Malheureusement, il me faut ajouter quelques bémols. Le premier est classique : je le fais tous les ans après le premier devoir de chimie organique, et il porte sur l’écriture d’un mécanisme. Le second est tout aussi classique et concerne la stéréochimie.
Un mécanisme en chimie organique consiste à montrer, à l’aide de schéma, quels électrons sont mis en jeu et pour faire quoi. Le formalisme en usage actuellement est le suivant : une flèche représente un « mouvement » d’électrons (le terme est usuel mais trompeur), ou plus précisément représente la réorganisation des électrons au sein du système. Une flèche ne peut donc que partir d’un doublet d’électrons. En aucun cas une flèche ne représente le déplacement d’un atome ! Ce formalisme universellement admis, et vous devez vous y plier.

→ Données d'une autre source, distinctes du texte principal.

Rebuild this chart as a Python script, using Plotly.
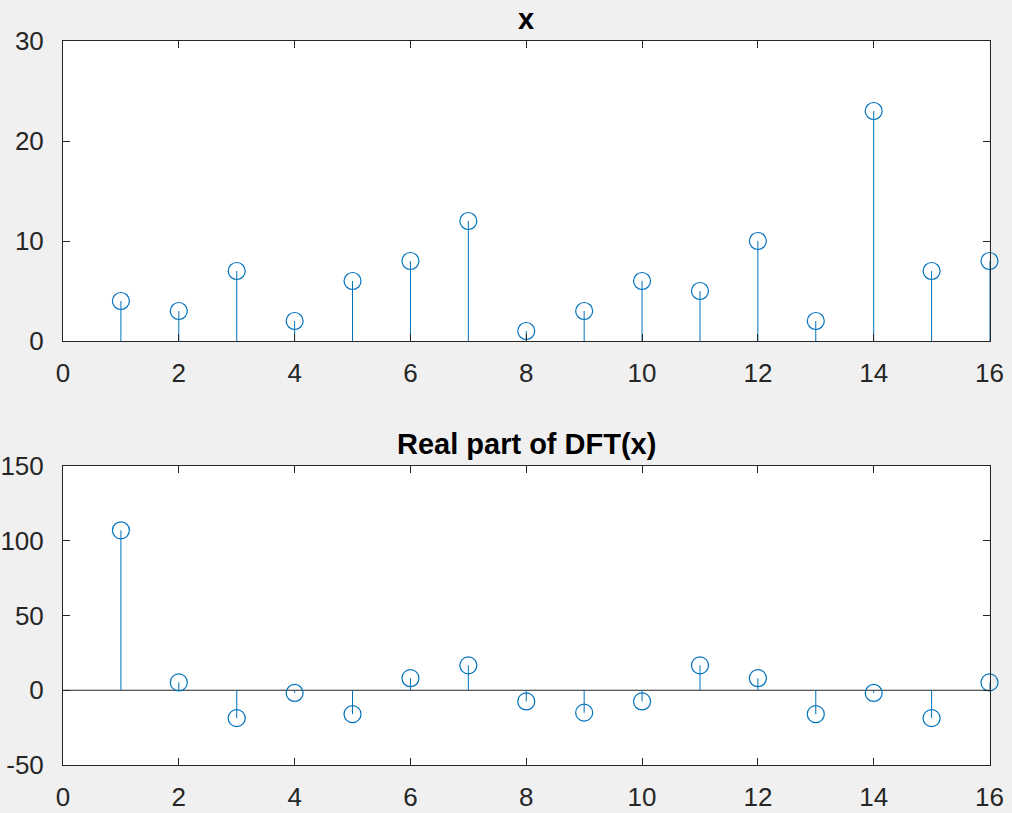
import plotly.graph_objects as go

n = list(range(1, 17))
x_vals = [4, 3, 7, 2, 6, 8, 12, 1, 3, 6, 5, 10, 2, 23, 7, 8]
dft_real = [107, 5.25, -18.68, -1.82, -16, 8.06, 16.68, -7.5, -15, -7.5, 16.68, 8.06, -16, -1.82, -18.68, 5.25]

x_ticks = list(range(0, 17, 2))
y1_ticks = [0, 10, 20, 30]
y2_ticks = [-50, 0, 50, 100, 150]
top_title = "x"
bottom_title = "Real part of DFT(x)"

BLUE = "#0072BD"
AX = "#262626"
FONT = "Liberation Sans, Arial, Helvetica, sans-serif"

W, H = 1012, 813
def px_x(p): return p / W
def px_y(p): return 1 - p / H

fig = go.Figure()

def add_stem(xs, ys, xa, ya):
    sx, sy = [], []
    for a, b in zip(xs, ys):
        sx += [a, a, None]
        sy += [0, b, None]
    fig.add_trace(go.Scatter(x=sx, y=sy, mode="lines", line=dict(color=BLUE, width=1),
                             xaxis=xa, yaxis=ya, showlegend=False, hoverinfo="skip"))
    fig.add_trace(go.Scatter(x=xs, y=ys, mode="markers", cliponaxis=False,
                             marker=dict(symbol="circle-open", size=17, color=BLUE,
                                         line=dict(color=BLUE, width=1.2)),
                             xaxis=xa, yaxis=ya, showlegend=False))

add_stem(n, x_vals, "x", "y")
add_stem(n, dft_real, "x2", "y2")

xd = [px_x(63), px_x(989.5)]
axis_common = dict(showline=True, mirror="allticks", linecolor=AX, linewidth=1,
                   ticks="inside", ticklen=7, tickcolor=AX, tickwidth=1,
                   showgrid=False, zeroline=False, automargin=False,
                   tickfont=dict(family=FONT, size=26, color=AX))

def labels(v): return [str(t).replace("\u2212", "-") for t in v]

fig.update_layout(
    width=W, height=H,
    margin=dict(l=0, r=0, t=0, b=0),
    paper_bgcolor="#f0f0f0", plot_bgcolor="white",
    xaxis=dict(domain=xd, range=[0, 16], tickvals=x_ticks, ticktext=labels(x_ticks),
               anchor="y", ticklabelstandoff=9, **axis_common),
    yaxis=dict(domain=[px_y(341), px_y(41)], range=[0, 30], tickvals=y1_ticks, ticktext=labels(y1_ticks),
               anchor="x", ticklabelstandoff=13, **axis_common),
    xaxis2=dict(domain=xd, range=[0, 16], tickvals=x_ticks, ticktext=labels(x_ticks),
                anchor="y2", ticklabelstandoff=9, **axis_common),
    yaxis2=dict(domain=[px_y(765), px_y(466)], range=[-50, 150], tickvals=y2_ticks, ticktext=labels(y2_ticks),
                anchor="x2", ticklabelstandoff=13, **axis_common),
)

fig.add_shape(type="line", xref="x2", yref="y2", x0=0, x1=16, y0=0, y1=0,
              line=dict(color=AX, width=1), layer="below")

fig.add_annotation(text="<b>%s</b>" % top_title, x=(xd[0] + xd[1]) / 2, y=px_y(41), xref="paper", yref="paper",
                   xanchor="center", yanchor="bottom", yshift=4, showarrow=False,
                   font=dict(family=FONT, size=29, color="black"))
fig.add_annotation(text="<b>%s</b>" % bottom_title, x=(xd[0] + xd[1]) / 2, y=px_y(466), xref="paper", yref="paper",
                   xanchor="center", yanchor="bottom", yshift=4, showarrow=False,
                   font=dict(family=FONT, size=29, color="black"))

fig.write_html("out.html")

Un mécanisme sans schéma est incompréhensible et n’est rétribué par aucun point. De même, un schéma mécanistique dans lequel aucune flèche n’est indiquée n’est pas valide.
D’un point de vue moins formel, il est rare que plusieurs choses se déroulent en même temps sur une molécule. En particulier, faire arriver deux réactifs simultanément sur une même molécule est fort peu crédible. Dans la plupart des cas, il y a (au moins) deux étapes. D’autre part, il faut veiller à la vraisemblance de ce qu’on écrit : une molécule avec 2 lacunes (un double carbocation) est fort suspect !

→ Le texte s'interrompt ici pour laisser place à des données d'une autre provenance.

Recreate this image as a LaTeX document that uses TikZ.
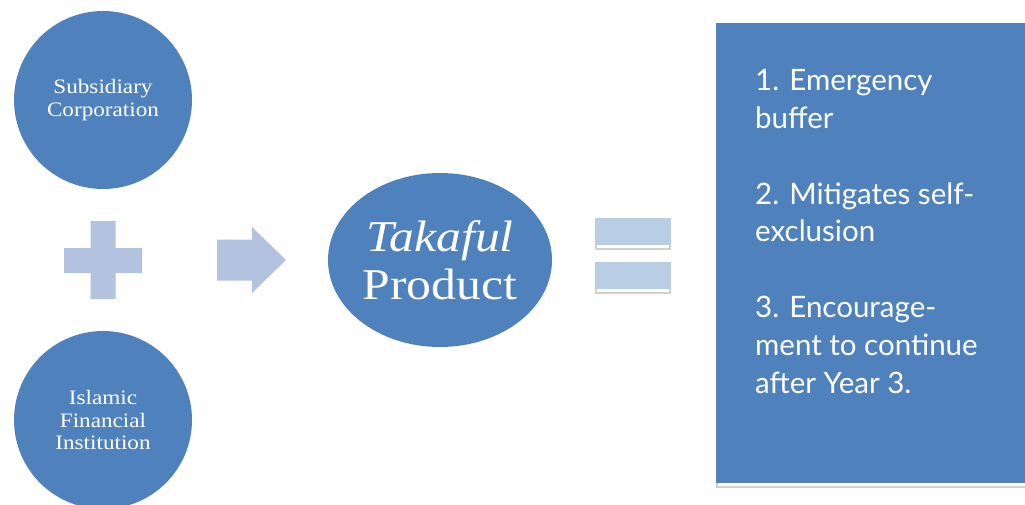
\documentclass[tikz,border=0pt]{standalone}
\usepackage{fontspec}
\setmainfont{Liberation Serif}[FakeStretch=1.13]
\newfontfamily\boxfont{Lato}
\usetikzlibrary{shapes.geometric}
\definecolor{cblue}{HTML}{4F81BD}
\definecolor{plusblue}{HTML}{B3C2DE}
\definecolor{eqblue}{HTML}{B9CDE5}
\definecolor{shadowgray}{HTML}{D0D0D0}
\tikzset{
  bigcircle/.style={circle, fill=cblue, minimum size=178pt, inner sep=0pt, text=white,
    align=center, font=\fontsize{20.5}{22.5}\selectfont},
  prodellipse/.style={ellipse, fill=cblue, minimum width=224pt, minimum height=174pt,
    inner sep=0pt, text=white, align=center, font=\fontsize{44}{48}\selectfont},
  boxline/.style={anchor=base west, inner sep=0pt, text=white, font=\boxfont\fontsize{29.5}{32}\selectfont},
  lightshape/.style={fill=plusblue},
  eqbar/.style={fill=eqblue},
}
\begin{document}
\begin{tikzpicture}[x=1pt,y=-1pt]
\useasboundingbox (0,0) rectangle (1025,504);
\begin{scope}
\clip (0,0) rectangle (1025,504);
% circles
\node[bigcircle] (sub) at (103,100) {Subsidiary\\Corporation};
\node[bigcircle] (ifi) at (103,420) {Islamic\\Financial\\Institution};
% plus
\fill[lightshape] (90.5,221) -- (115.5,221) -- (115.5,248) -- (142,248) -- (142,273)
  -- (115.5,273) -- (115.5,299) -- (90.5,299) -- (90.5,273) -- (64,273) -- (64,248)
  -- (90.5,248) -- cycle;
% arrow
\fill[lightshape] (217,239.5) -- (252,239.5) -- (252,227) -- (286,260) -- (252,293)
  -- (252,280.5) -- (217,280.5) -- cycle;
% product
\node[prodellipse] (prod) at (440,260) {\textit{Takaful}\\Product};
% equals
\fill[shadowgray] (595,245) rectangle (671,250);
\fill[white] (597,245) rectangle (669,248);
\fill[eqbar] (595,218) rectangle (671,245);
\fill[shadowgray] (595,289) rectangle (671,294);
\fill[white] (597,289) rectangle (669,292);
\fill[eqbar] (595,262) rectangle (671,289);
% result box
\fill[shadowgray] (716,483) rectangle (1025,488);
\fill[white] (718,483) rectangle (1025,486);
\fill[cblue] (716,23) rectangle (1025,483);
\node[boxline] (l1) at (755,90) {1. Emergency};
\node[boxline] (l2) at (755,128) {buffer};
\node[boxline] (l3) at (755,204) {2. Mitigates self-};
\node[boxline] (l4) at (755,241) {exclusion};
\node[boxline] (l5) at (755,317) {3. Encourage-};
\node[boxline] (l6) at (755,355) {ment to continue};
\node[boxline] (l7) at (755,393) {after Year 3.};
\end{scope}
\end{tikzpicture}
\end{document}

J’ai été assez coulant sur les écritures des mécanisme, mais cela ne va pas perdurer. Dès le prochain devoir, je suis intraitable sur les règles d’écriture d’un mécanisme.
La stéréochimie des réactions vous a posé de gros problèmes. Savoir qu’il y a racémisation lors d’un passage par un carbocation, ou que l’addition de Br2 sur une doubles liaisons est diastéréospécifique, c’est bien. C’est cependant encore mieux lorsqu’on regarde un peu attentivement les molécules qu’on manipule. Par exemple, le composé B, obtenu par addition de HBr sur la double liaison exocyclique, n’a qu’un seul carbone asymétrique (celui qui porte Br ne l’est pas, il a deux groupes méthyle), et ce carbone est toujours (S) comme dans le limonène de départ (il n’a pas été affecté par la réaction). Il n’y a donc pas racémisation ! Le composé D était très vache, je l’avoue, puisqu’il est achiral mais obtenu sous forme de deux diastéréoisomères cis et trans.
C’est la même chose pour l’addition de Br2, qui ne formait qu’un seul carbone asymétrique (le Br en bout de chaine est sur un carbone non asymétrique), sachant que le C initialement (S) du limonène n’est pas affecté. On obtenait donc deux diastéréoisomères.
Concernant la première étape de la biosynthèse du limonène, avec la formation de I et de PPi, j’avoue que j’ai été assez surpris, d’une part que si peu d’entre vous aient remarqué que le carbocation formé est stabilisé par mésomérie (et que donc il n’est pas si instable), et que presque tout le monde m’a affirmé que l’ion PPi est très très instable car il a 4 charges négatives ! Là, je rigole, parce que, voyez-vous, l’ADN par exemple possède une charge négative par nucléotide, ce qui fait quand même une sacrée tripotée de charges négatives. Que je sache, cela ne rend pas la molécule d’ADN particulièrement fragile !
Dernière chose : lorsqu’on demande « quelle est la réactivité de PPi », on ne vous demande pas de dire qu’il est très très réactif, oh oui ! mais en tant que quoi il réagit. PPi a une réactivité de nucléophile (et non pas de base ou d’oxydant, ou d’électrophile, etc).
De même, lorsqu’on demande de dire pourquoi un acide est plus fort qu’un autre, dire que c’est parce que son pKa est plus petit, c’est de la paraphrase. Ca revient à dire qu’il est plus fort parce qu’il est plus fort. Ce qu’on demande, c’est pourquoi ?
Trois perles pour finir :
– 10×12+16 = 38 (ça sent la machine à calculer, avec le signe x qui s’est transformé en +) ;
– l’acide trifluoroacétique est une base forte,
– d’après la règle de Raskolnikov, le carbocation le plus stable … (une bise à celle qui me dit qui est ce Raskolnikov).